Alert reader Sigmund keeps a weather eye on the doings of the accommodationist organization BioLogos. Founded by Francis Collins, who resigned when he became director of the National Institutes of Health, BioLogos had the goal of turning evangelical Christians towards accepting evolution. They proposed to do this by showing literalist Christians that the Bible and Darwin were completely compatible.
It didn’t work of course.
Efforts stalled, and BioLogon began engaging in all sorts of crazy apologetics, many of them trying to show how Adam and Eve—a couple that genetics tells us could not have spawned all humanity—could still somehow be human ancestors, ergo that Jesus didn’t have to die for a metaphor.

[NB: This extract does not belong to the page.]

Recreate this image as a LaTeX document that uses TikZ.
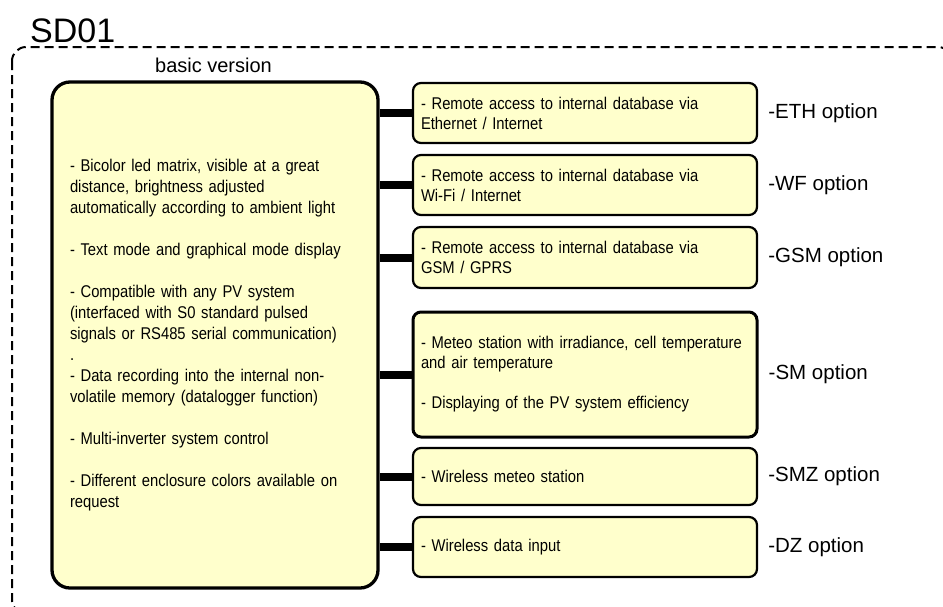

In the end, BioLogos went for the coward’s solution, refusing to take a firm stand on whether Adam and Eve really existed. This, of course, was profoundly contradictory to their pro-science approach. In their desire to reconcile Darwin and Jesus, they watered down the Darwin and begin osculating the rump of Christians. That is the inevitable result when one tries to turn literalists toward science.
Then two of BioLogos’s important people resigned: Biblical scholar Pete Enns and Vice-President Karl Giberson, I suspect because of differences in how to approach those Darwin-unfriendly Christians. The housecleaning continued: President Darrel Falk resigned at the end of last year.
Two days ago a little mole told me that BioLogos was about to name a new president, so I asked Sigmund to watch the website and report back to us. And, with his usual diligence, he has. Ladies and gentlemen, the Big Announcement:
BioLogos announces a new President
The evolution of BioLogos towards becoming a purely religious apologetic organization continues with yesterday’s appointment of its new President.
Deborah Haarsma, a Professor of Physics & Astronomy at Calvin College in Grand Rapids, Michigan, replaces Darrel Falk, who stepped down at the end of 2012.
Haarsma is not a major name in the theistic evolution world, but her views, published in, ‘Origins: Christian Perspectives on Creation, Evolution, and Intelligent Design’, provide some clues as to why the current BioLogos board consider her appropriate. In that book, Haarsma and her co-author and husband Loren examine the question of whether science supports concordist (physical evidence supports the Biblical account) or non-concordist (physical evidence does not support the Biblical account) viewpoints. Haarsma comes down on the side of the non-concordists, with one notable exception: that of the thorny question of human origins. While content to use science to pull the plug on flood geology and dismiss the young-earth stories out of hand, the question of Adam and Eve remains the line in the sand across which she dares not cross.
A good overview of Haarsma’s position within the theistic evolution spectrum can be found in a series of clips she recorded for the Templeton-funded Test of Faith project in 2010. Those show that her views are very much in line with current BioLogos thinking.
In addition to Haarsma, BioLogos announced the appointment of Jeffrey Schloss—a Distinguished Professor and the T.B. Walker Chair of Biology at Westmont College in Santa Barbara, California—to the position of ‘Senior Scholar.’ Schloss, a former Senior Fellow of the Discovery Institute and one of the original signers of the ‘List of Intellectual Doubters of Darwinism’, has gradually changed his views on ‘Intelligent Design’ (ID) over the past two decades and is now firmly within the theistic evolution camp—or at least that part of it that BioLogos occupies.
It is somewhat ironic that Schloss’s move away from Intelligent Design has occurred as BioLogos itself nestles ever closer to the standard ID viewpoint. At the very least, through its failure to take a firm position on the scientific evidence that precludes the notion of modern humans having but a single pair of common ancestors, BioLogos fails to provide a robust challenge to ID’s current stranglehold over evangelical thinking. And that very challenge is why Francis Collins founded the organization in 2007.